Tuesday, November 15, 2011

At Schools, Making Pizza a Vegetable

Is pizza a vegetable? Maybe not in most homes, but in public school cafeterias it is.

School meals that are subsidized by the government are required to contain a certain minimum of vegetables under current rules, and a serving of pizza that contains at least two tablespoons of tomato sauce meets the veggie requirement. The Obama administration recently sought to change the rule so that only a half-cup of tomato paste or more could be counted as a vegetable — part of their efforts to cut back on the amount of pizza, French fries and other “unhealthy” foods showing up on school lunch trays.

But the food industry and some lawmakers are pushing back. On Monday, Congress released the final version of a spending bill that would block the new tomato-paste rule, essentially keeping pizza in the vegetable category. The bill would also eliminate other changes the U.S. Department of Agriculture had proposed, like increasing whole grains in school meals and limiting the use of starchy vegetables to two servings a week, which would have cut back on the fries served daily at many schools.

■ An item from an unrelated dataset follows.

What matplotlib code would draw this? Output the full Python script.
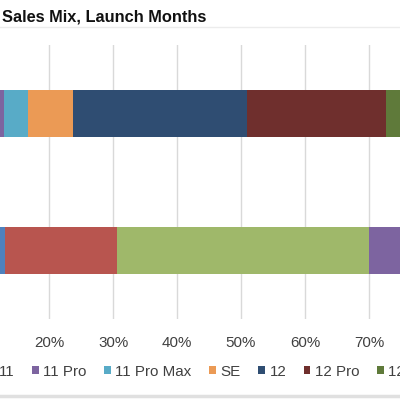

As the Associated Press reports:

Nutritionists say the whole effort is reminiscent of the Reagan administration’s much-ridiculed attempt 30 years ago to classify ketchup as a vegetable to cut costs. This time around, food companies that produce frozen pizzas for schools, the salt industry and potato growers requested the changes and lobbied Congress….

Piling on to the companies’ opposition, some conservatives argue that the federal government shouldn’t tell children what to eat. In a summary of the bill, Republicans on the House Appropriations Committee said the changes would “prevent overly burdensome and costly regulations and…provide greater flexibility for local school districts to improve the nutritional quality of meals.” School districts have said some of the USDA proposals go too far and cost too much when budgets are extremely tight.